*** INFORMATION PROVIDED ***
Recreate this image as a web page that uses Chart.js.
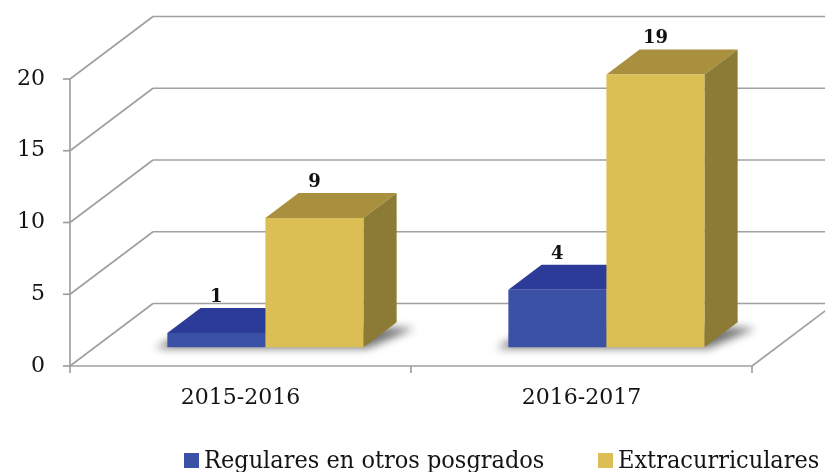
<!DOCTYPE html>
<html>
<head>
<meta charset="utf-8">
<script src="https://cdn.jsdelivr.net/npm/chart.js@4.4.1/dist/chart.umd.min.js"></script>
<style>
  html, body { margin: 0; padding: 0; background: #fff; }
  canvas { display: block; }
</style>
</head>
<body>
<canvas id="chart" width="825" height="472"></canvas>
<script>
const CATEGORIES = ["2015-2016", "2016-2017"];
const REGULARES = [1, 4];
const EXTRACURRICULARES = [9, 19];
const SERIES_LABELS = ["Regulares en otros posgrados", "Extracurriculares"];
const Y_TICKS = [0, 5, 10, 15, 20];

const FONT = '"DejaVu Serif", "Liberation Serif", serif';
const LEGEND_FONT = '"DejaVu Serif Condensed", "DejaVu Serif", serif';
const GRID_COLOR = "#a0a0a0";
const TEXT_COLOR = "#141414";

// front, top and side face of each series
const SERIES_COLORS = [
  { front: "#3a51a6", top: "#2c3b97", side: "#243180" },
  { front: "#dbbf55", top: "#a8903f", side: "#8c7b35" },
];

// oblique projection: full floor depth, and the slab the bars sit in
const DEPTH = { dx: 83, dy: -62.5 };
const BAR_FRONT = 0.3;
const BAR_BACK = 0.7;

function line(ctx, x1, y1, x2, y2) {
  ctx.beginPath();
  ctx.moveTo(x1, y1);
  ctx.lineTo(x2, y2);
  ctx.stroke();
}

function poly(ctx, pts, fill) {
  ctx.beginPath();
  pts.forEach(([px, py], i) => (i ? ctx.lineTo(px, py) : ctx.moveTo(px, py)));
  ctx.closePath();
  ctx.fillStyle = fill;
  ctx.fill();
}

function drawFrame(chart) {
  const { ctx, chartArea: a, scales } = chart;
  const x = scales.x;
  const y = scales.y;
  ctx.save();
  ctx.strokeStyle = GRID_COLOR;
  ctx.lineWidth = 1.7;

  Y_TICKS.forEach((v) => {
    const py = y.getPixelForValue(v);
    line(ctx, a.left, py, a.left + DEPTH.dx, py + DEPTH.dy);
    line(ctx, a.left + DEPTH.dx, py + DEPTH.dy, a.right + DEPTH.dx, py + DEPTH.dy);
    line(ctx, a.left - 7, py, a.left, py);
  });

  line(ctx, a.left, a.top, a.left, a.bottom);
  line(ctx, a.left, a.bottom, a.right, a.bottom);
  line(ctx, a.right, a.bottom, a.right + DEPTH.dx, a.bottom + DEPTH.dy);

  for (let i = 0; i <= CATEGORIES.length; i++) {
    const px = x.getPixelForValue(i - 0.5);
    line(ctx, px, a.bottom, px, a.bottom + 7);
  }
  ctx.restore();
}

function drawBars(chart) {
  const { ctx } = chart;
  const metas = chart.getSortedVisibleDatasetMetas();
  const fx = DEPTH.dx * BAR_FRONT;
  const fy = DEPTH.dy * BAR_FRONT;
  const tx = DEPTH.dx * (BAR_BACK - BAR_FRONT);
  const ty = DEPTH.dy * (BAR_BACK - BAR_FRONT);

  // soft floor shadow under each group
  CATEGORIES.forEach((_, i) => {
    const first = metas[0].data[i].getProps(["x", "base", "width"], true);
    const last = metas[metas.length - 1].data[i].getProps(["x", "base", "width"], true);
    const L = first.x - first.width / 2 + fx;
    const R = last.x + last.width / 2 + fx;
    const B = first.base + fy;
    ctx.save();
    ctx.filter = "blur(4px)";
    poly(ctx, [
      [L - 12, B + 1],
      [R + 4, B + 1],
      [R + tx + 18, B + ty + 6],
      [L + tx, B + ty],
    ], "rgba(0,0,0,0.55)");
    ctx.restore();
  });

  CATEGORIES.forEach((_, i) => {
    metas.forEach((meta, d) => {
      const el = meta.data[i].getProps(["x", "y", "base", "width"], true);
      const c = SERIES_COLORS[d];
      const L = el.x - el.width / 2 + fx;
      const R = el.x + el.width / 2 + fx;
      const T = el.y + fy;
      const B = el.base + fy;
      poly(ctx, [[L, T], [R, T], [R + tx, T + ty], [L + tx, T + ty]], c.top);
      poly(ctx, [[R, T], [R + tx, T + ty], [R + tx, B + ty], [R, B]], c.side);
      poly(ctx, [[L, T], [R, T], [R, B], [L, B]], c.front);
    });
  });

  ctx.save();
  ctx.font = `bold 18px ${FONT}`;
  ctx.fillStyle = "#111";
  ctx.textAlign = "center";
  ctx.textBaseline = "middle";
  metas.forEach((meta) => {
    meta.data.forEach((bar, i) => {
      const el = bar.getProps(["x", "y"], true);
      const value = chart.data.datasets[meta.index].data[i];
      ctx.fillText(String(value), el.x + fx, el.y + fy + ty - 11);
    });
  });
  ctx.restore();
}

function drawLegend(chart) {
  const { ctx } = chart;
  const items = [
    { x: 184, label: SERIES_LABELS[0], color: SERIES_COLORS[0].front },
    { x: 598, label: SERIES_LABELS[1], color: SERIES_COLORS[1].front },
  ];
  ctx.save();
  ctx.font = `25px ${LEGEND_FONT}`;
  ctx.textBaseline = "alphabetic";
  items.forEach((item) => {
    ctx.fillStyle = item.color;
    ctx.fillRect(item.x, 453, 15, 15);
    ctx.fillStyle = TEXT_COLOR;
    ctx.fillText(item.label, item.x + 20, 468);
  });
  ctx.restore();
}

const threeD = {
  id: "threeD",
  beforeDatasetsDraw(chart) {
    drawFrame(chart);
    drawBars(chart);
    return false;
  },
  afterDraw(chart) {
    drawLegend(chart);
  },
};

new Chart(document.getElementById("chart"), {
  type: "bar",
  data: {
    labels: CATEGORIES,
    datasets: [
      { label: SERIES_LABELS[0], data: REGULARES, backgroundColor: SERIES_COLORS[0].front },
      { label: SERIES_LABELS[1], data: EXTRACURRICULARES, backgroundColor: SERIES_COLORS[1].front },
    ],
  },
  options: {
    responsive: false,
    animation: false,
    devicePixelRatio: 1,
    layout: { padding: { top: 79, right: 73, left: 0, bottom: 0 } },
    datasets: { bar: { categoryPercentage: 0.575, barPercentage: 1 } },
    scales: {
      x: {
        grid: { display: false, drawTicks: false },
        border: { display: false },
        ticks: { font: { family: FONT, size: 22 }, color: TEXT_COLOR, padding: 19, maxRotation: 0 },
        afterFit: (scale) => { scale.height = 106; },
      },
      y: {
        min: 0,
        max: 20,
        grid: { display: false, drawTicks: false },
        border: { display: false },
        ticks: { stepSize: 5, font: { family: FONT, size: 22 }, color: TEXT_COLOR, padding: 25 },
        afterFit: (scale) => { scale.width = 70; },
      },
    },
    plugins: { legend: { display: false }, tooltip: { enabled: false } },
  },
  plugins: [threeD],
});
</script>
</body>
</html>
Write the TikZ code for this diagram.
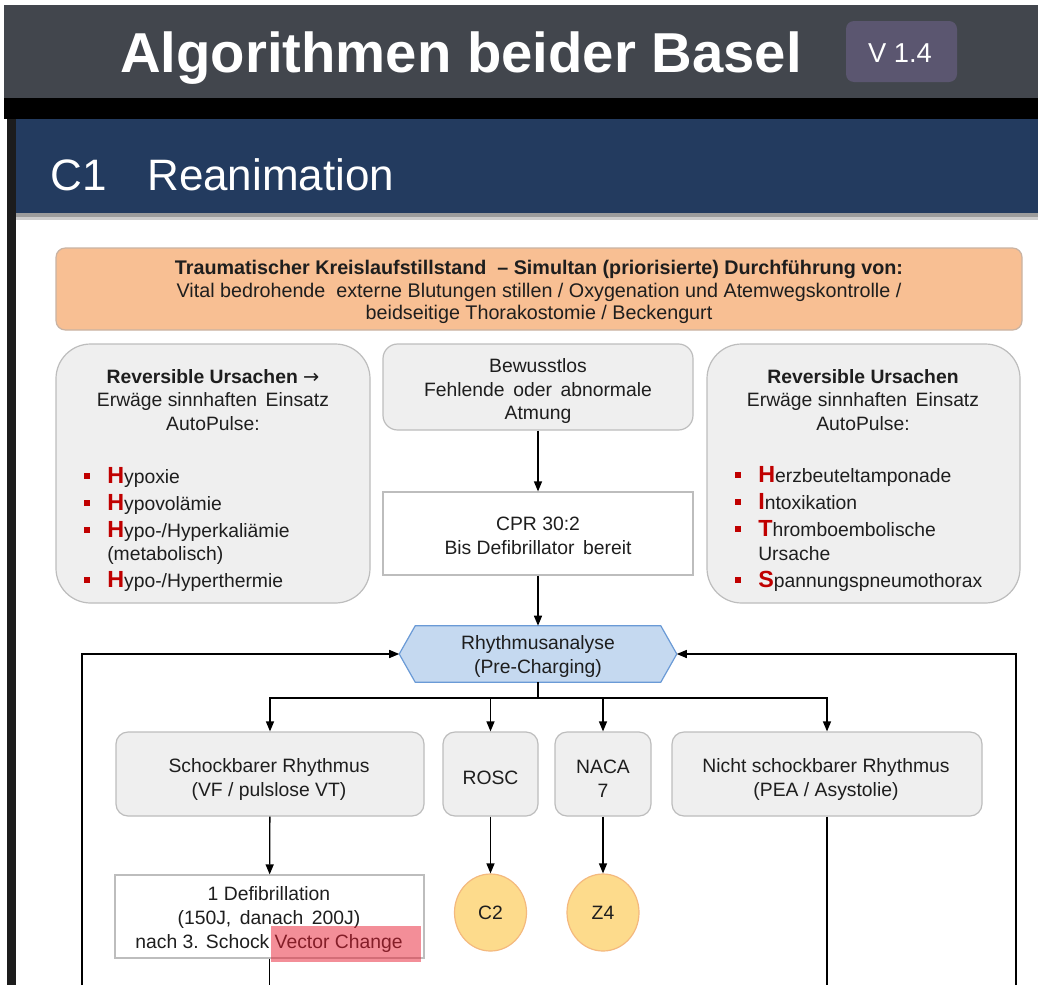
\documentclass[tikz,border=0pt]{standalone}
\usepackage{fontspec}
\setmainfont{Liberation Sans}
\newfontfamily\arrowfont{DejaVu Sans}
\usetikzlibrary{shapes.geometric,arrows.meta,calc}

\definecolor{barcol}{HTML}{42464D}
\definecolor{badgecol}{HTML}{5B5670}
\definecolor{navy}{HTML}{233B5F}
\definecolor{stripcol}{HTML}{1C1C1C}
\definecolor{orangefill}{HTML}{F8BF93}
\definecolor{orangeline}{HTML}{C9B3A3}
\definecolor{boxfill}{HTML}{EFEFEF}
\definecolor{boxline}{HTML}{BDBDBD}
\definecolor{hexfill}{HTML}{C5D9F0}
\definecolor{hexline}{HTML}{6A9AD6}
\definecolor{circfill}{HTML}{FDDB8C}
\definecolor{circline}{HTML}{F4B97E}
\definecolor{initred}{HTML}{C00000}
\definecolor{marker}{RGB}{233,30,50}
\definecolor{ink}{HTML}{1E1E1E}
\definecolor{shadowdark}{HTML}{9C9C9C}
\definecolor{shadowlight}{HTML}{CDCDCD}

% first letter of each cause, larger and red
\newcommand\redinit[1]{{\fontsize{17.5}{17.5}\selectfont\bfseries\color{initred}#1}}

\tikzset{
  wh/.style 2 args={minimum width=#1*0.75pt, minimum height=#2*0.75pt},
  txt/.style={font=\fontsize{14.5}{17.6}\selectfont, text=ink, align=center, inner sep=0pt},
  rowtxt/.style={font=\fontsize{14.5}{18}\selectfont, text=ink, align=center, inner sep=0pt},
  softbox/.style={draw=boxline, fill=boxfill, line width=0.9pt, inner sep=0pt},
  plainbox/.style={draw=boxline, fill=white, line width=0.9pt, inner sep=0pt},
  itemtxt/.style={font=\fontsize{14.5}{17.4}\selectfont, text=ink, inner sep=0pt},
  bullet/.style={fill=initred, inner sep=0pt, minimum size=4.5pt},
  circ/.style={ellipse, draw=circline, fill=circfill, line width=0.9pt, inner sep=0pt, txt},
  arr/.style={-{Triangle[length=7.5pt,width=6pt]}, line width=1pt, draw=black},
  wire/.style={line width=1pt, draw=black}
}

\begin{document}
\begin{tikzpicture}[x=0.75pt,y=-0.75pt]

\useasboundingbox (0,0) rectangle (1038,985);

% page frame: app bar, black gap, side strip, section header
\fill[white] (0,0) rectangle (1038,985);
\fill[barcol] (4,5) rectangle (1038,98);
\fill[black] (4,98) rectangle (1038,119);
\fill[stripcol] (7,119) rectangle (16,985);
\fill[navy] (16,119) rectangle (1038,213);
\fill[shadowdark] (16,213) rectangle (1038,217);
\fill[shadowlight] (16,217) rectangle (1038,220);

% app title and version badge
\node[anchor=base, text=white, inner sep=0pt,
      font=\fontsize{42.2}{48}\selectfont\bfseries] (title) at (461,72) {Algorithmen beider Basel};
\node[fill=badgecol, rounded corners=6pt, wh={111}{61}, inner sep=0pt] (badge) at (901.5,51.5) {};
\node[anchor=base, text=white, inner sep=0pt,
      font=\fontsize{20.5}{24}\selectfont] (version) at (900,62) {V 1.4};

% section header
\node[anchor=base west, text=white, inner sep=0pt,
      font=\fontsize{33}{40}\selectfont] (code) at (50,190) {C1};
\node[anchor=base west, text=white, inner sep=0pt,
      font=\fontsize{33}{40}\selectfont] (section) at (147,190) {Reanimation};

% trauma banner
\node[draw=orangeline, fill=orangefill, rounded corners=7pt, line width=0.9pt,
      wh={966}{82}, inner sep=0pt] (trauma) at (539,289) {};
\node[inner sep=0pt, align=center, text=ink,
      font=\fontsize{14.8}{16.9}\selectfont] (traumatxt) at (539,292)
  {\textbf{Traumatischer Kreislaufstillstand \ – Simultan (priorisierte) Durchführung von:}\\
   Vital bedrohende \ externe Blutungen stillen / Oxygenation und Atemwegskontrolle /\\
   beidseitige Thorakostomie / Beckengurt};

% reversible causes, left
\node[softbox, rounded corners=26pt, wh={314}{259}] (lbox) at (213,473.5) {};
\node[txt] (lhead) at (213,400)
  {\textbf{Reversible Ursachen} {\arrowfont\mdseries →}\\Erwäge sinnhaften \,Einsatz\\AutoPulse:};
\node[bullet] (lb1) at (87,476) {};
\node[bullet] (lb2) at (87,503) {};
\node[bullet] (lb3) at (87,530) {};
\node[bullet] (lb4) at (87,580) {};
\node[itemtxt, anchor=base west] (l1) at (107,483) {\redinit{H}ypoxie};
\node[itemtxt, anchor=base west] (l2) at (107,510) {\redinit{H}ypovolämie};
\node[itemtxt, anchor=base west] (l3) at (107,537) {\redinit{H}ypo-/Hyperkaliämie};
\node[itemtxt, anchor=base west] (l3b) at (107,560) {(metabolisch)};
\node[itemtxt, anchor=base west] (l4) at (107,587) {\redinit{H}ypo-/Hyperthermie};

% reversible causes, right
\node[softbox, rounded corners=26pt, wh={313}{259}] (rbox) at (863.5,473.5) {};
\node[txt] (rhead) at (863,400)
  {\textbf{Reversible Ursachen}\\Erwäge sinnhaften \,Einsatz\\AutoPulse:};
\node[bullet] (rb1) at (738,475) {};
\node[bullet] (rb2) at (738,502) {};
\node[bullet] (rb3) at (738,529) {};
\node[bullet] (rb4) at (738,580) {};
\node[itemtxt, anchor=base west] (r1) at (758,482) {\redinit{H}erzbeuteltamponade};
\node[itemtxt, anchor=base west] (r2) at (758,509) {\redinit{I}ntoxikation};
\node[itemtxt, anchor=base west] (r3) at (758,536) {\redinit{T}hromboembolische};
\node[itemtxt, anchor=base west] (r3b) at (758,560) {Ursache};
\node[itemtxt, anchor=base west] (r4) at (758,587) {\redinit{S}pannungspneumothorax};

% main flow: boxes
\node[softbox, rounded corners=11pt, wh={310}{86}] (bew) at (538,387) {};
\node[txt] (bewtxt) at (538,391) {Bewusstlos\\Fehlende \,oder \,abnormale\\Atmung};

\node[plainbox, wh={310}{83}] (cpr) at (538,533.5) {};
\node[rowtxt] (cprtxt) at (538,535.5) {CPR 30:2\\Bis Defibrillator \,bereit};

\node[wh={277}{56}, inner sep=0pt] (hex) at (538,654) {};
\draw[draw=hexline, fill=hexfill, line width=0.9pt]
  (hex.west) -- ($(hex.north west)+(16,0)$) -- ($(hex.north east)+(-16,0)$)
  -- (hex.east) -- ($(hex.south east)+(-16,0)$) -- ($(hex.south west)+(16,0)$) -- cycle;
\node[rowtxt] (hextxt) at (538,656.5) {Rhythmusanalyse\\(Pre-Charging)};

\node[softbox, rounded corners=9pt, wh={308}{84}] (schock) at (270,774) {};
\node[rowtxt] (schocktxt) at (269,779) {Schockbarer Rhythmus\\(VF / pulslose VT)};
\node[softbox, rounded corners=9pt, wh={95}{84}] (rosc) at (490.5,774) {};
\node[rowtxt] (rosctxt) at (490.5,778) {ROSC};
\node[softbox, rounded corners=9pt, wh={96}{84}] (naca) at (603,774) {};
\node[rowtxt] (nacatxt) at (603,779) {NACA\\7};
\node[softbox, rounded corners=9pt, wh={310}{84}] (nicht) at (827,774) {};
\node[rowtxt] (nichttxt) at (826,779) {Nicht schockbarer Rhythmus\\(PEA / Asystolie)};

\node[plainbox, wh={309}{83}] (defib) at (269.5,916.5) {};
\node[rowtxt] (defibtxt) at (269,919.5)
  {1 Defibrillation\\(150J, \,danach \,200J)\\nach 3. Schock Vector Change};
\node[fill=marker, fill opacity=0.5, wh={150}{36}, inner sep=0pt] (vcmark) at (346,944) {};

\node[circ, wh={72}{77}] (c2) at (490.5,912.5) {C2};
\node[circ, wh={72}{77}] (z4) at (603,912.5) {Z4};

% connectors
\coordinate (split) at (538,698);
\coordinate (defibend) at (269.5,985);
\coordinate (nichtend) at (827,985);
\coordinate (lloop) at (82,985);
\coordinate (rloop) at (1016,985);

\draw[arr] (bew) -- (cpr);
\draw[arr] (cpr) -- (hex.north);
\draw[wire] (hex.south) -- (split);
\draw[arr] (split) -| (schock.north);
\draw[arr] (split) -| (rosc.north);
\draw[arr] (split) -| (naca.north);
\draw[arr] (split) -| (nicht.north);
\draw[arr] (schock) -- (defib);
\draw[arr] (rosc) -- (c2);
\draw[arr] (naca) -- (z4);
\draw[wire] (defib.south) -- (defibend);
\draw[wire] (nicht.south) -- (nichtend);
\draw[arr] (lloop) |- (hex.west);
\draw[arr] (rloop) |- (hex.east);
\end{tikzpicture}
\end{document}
***
**WHAT YOU WILL DO:**
Repeat the listing above up to and including the line with "const Y_TICKS = [0, 5, 10, 15, 20];", starting from its first line. Drop any pictures.

**ANSWER:**
Recreate this image as a web page that uses Chart.js.
<!DOCTYPE html>
<html>
<head>
<meta charset="utf-8">
<script src="https://cdn.jsdelivr.net/npm/chart.js@4.4.1/dist/chart.umd.min.js"></script>
<style>
  html, body { margin: 0; padding: 0; background: #fff; }
  canvas { display: block; }
</style>
</head>
<body>
<canvas id="chart" width="825" height="472"></canvas>
<script>
const CATEGORIES = ["2015-2016", "2016-2017"];
const REGULARES = [1, 4];
const EXTRACURRICULARES = [9, 19];
const SERIES_LABELS = ["Regulares en otros posgrados", "Extracurriculares"];
const Y_TICKS = [0, 5, 10, 15, 20];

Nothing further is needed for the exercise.